Tobacco was one of the main crops in Virginia and a few other colonies. Farther south, the crops were cotton, indigo, and rice. Landowners and plantation owners found these crops in abundance in many areas and needed large numbers of workers to till the land and harvest the crops.

By contrast, in New England, many indentured servants entered into contracts with whalers and served out their time aboard whaling ships. (Many whaling indentured servants were, in fact, Native Americans.)

In all parts of the 13 Colonies, the need of indentured servants extended to work of a domestic nature, including household management.

Indentured servants

A typical indentured servitude arrangement would involve the master, or boss, paying the transatlantic fare of the new worker, who would then sign a contract agreeing to work for a period of time in the fields or on the land of the master. A typical arrangement involved a service agreement of five years, during which time the master would supply food and accommodation but, usually, not money.

At the end of this period, both parties were free not to extend the contract. If the servant chose to leave, then the master usually sent him or her away with an already negotiated set of materials such as money, clothes, food, tools, or even a title to some land. These were called freedom dues.

In theory, this arrangement seemed to benefit both parties somewhat equally: the master got a worker for a number of years, toiling away on land or in fields, and could avoid paying money for that work, instead paying only room and board; and the servant got that room and board paid for while also building up a set of skills to help him or her in the next job.

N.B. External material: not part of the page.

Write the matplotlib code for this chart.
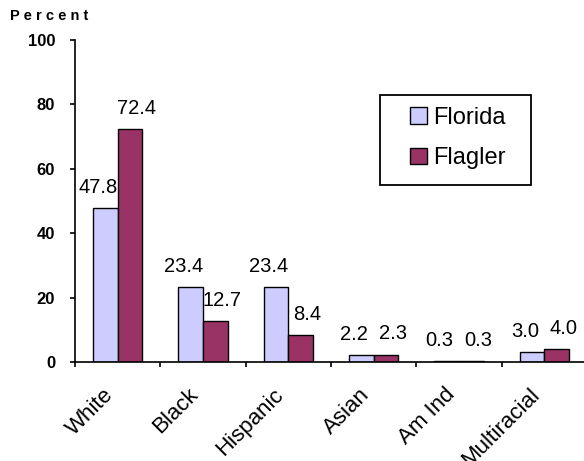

Indentured servant contract

In practice, however, the master usually got the better end of the deal. For a start, historical figures show that in America, only 40 percent of indentured servants lived through their entire time of service. The work that they did was backbreaking and often dangerous. As well, some contracts were for much more than five years. For example, female indentured servants who became pregnant found their contracts lengthened to compensate for the time lost in the last few weeks before giving birth and the first few weeks afterward.

The colonies in America had a handful of laws that protected indentured servants to a degree. However, masters were usually free to discipline their indentured servants how they saw fit. Servants also needed their master's permission in order to marry.

Many indentured servants were African-American. As such, they were often subject to different outcomes. An indentured servant who ran away and was captured and brought back to his or her master could be punished while also having the servitude contract extended. In one well-known instance in the Virginia Colony in 1640, three runaway indentured servants were captured and were taken to court by their master. The General Court of Virginia handed down two decisions: the two white servants had their service time extended by a handful of years; the African-American servant, whose name is known to have been John Punch, was declared a servant for life.

The first wave of indentured servants, particularly those who had sympathetic masters, made good on their contract and walked away with good supplies and goodwill, perhaps turning all of that into a livelihood that even accommodated the former servant's becoming the master. However, as more and settlers claimed more and more land, the need for indentured servants, at least on the Eastern Seaboard, diminished. Prospective indentured servants went farther and farther west. Many landowners, particularly those in the South who owned plantations, turned to a workforce of slaves to fill a growing need for unskilled labor. And, more and more workers refused to work without getting paid money.

Not all indentured servants became such willingly. Some took on a period of indentured servitude in order to pay off debts. Others were criminals who either chose or were ordered to become indentured servants.

Indentured servitude continued to some extent into the early 20th Century, mainly in parts of America in which skilled labor was still in demand.